§ TO BE DONE:
Transcribe everything in the data word for word. Pictures are left out.

···

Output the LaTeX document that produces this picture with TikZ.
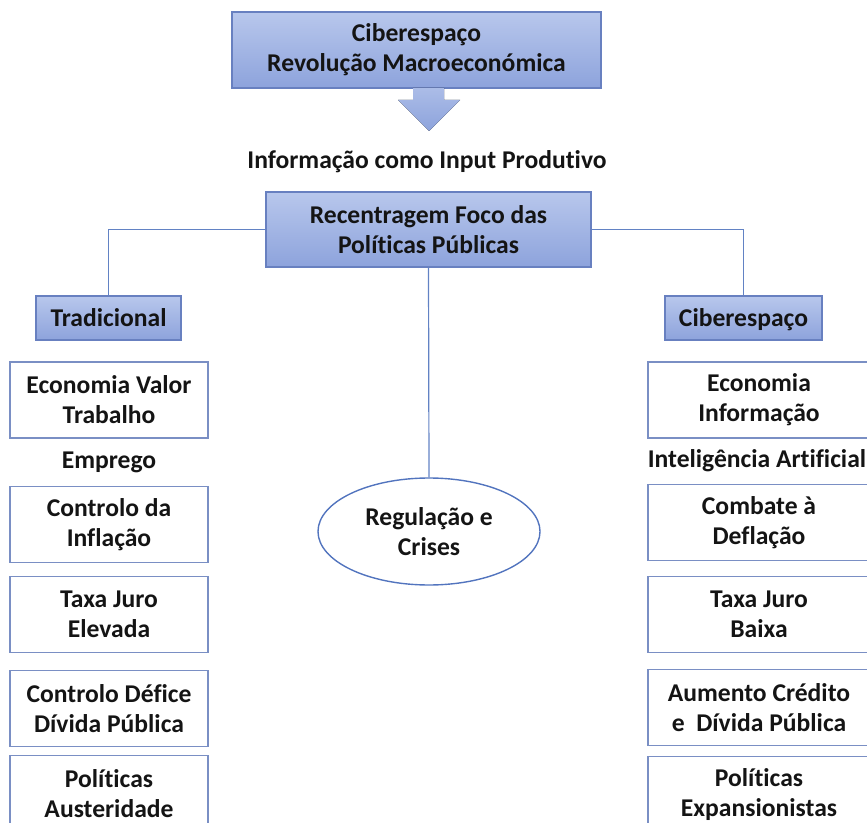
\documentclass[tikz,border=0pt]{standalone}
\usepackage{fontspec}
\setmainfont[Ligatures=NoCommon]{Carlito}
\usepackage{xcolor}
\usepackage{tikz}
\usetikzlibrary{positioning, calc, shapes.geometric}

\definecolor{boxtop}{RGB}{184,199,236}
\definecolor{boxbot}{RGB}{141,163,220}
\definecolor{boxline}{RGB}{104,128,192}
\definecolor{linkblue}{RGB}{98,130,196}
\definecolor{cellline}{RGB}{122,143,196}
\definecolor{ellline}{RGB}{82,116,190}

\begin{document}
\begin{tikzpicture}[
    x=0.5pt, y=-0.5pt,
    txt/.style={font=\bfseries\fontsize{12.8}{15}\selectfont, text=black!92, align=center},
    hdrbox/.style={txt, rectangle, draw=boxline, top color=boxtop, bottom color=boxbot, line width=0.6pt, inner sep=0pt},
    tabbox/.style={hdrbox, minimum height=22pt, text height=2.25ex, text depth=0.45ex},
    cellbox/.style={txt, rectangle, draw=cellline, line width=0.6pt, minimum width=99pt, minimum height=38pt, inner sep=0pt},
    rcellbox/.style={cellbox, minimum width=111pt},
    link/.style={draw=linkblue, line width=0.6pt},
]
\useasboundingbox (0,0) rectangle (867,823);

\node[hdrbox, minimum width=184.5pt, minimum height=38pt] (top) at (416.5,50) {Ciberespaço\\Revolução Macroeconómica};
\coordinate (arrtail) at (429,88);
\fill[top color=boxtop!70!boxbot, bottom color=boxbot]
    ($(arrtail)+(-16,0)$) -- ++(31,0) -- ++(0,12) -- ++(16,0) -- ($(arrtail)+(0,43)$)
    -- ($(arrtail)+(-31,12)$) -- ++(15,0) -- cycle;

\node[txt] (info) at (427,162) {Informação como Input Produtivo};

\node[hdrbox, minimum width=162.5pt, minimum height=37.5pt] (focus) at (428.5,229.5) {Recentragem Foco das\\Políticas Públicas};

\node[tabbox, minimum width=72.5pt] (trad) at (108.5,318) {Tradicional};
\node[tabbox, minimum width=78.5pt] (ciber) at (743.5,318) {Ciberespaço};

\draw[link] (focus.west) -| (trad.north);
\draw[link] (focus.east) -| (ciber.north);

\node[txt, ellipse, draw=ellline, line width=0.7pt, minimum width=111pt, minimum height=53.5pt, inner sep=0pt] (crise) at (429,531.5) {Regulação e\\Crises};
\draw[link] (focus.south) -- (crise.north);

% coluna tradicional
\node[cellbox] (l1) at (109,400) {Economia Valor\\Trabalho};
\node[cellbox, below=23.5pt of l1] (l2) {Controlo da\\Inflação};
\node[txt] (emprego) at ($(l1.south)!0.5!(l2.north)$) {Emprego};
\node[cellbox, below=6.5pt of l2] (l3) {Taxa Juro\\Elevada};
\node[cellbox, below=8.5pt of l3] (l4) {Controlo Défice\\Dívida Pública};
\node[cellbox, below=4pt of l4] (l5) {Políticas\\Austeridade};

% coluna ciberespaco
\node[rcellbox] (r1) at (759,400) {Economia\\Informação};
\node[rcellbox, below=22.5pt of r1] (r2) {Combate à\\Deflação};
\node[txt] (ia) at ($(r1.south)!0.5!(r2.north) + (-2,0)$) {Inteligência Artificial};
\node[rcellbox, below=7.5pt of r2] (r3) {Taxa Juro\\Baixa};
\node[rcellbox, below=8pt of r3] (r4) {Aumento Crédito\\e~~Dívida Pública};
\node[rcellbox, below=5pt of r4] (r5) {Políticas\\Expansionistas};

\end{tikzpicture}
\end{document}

···

§ SOLUTION FOR THIS EXERCISE:
Output the LaTeX document that produces this picture with TikZ.
\documentclass[tikz,border=0pt]{standalone}
\usepackage{fontspec}
\setmainfont[Ligatures=NoCommon]{Carlito}
\usepackage{xcolor}
\usepackage{tikz}
\usetikzlibrary{positioning, calc, shapes.geometric}

\definecolor{boxtop}{RGB}{184,199,236}
\definecolor{boxbot}{RGB}{141,163,220}
\definecolor{boxline}{RGB}{104,128,192}
\definecolor{linkblue}{RGB}{98,130,196}
\definecolor{cellline}{RGB}{122,143,196}
\definecolor{ellline}{RGB}{82,116,190}

\begin{document}
\begin{tikzpicture}[
    x=0.5pt, y=-0.5pt,
    txt/.style={font=\bfseries\fontsize{12.8}{15}\selectfont, text=black!92, align=center},
    hdrbox/.style={txt, rectangle, draw=boxline, top color=boxtop, bottom color=boxbot, line width=0.6pt, inner sep=0pt},
    tabbox/.style={hdrbox, minimum height=22pt, text height=2.25ex, text depth=0.45ex},
    cellbox/.style={txt, rectangle, draw=cellline, line width=0.6pt, minimum width=99pt, minimum height=38pt, inner sep=0pt},
    rcellbox/.style={cellbox, minimum width=111pt},
    link/.style={draw=linkblue, line width=0.6pt},
]
\useasboundingbox (0,0) rectangle (867,823);

\node[hdrbox, minimum width=184.5pt, minimum height=38pt] (top) at (416.5,50) {Ciberespaço\\Revolução Macroeconómica};
\coordinate (arrtail) at (429,88);
\fill[top color=boxtop!70!boxbot, bottom color=boxbot]
    ($(arrtail)+(-16,0)$) -- ++(31,0) -- ++(0,12) -- ++(16,0) -- ($(arrtail)+(0,43)$)
    -- ($(arrtail)+(-31,12)$) -- ++(15,0) -- cycle;

\node[txt] (info) at (427,162) {Informação como Input Produtivo};

\node[hdrbox, minimum width=162.5pt, minimum height=37.5pt] (focus) at (428.5,229.5) {Recentragem Foco das\\Políticas Públicas};

\node[tabbox, minimum width=72.5pt] (trad) at (108.5,318) {Tradicional};
\node[tabbox, minimum width=78.5pt] (ciber) at (743.5,318) {Ciberespaço};

\draw[link] (focus.west) -| (trad.north);
\draw[link] (focus.east) -| (ciber.north);

\node[txt, ellipse, draw=ellline, line width=0.7pt, minimum width=111pt, minimum height=53.5pt, inner sep=0pt] (crise) at (429,531.5) {Regulação e\\Crises};
\draw[link] (focus.south) -- (crise.north);

% coluna tradicional
\node[cellbox] (l1) at (109,400) {Economia Valor\\Trabalho};
\node[cellbox, below=23.5pt of l1] (l2) {Controlo da\\Inflação};
\node[txt] (emprego) at ($(l1.south)!0.5!(l2.north)$) {Emprego};
\node[cellbox, below=6.5pt of l2] (l3) {Taxa Juro\\Elevada};
\node[cellbox, below=8.5pt of l3] (l4) {Controlo Défice\\Dívida Pública};
\node[cellbox, below=4pt of l4] (l5) {Políticas\\Austeridade};

% coluna ciberespaco
\node[rcellbox] (r1) at (759,400) {Economia\\Informação};
\node[rcellbox, below=22.5pt of r1] (r2) {Combate à\\Deflação};
\node[txt] (ia) at ($(r1.south)!0.5!(r2.north) + (-2,0)$) {Inteligência Artificial};
\node[rcellbox, below=7.5pt of r2] (r3) {Taxa Juro\\Baixa};
\node[rcellbox, below=8pt of r3] (r4) {Aumento Crédito\\e~~Dívida Pública};
\node[rcellbox, below=5pt of r4] (r5) {Políticas\\Expansionistas};

\end{tikzpicture}
\end{document}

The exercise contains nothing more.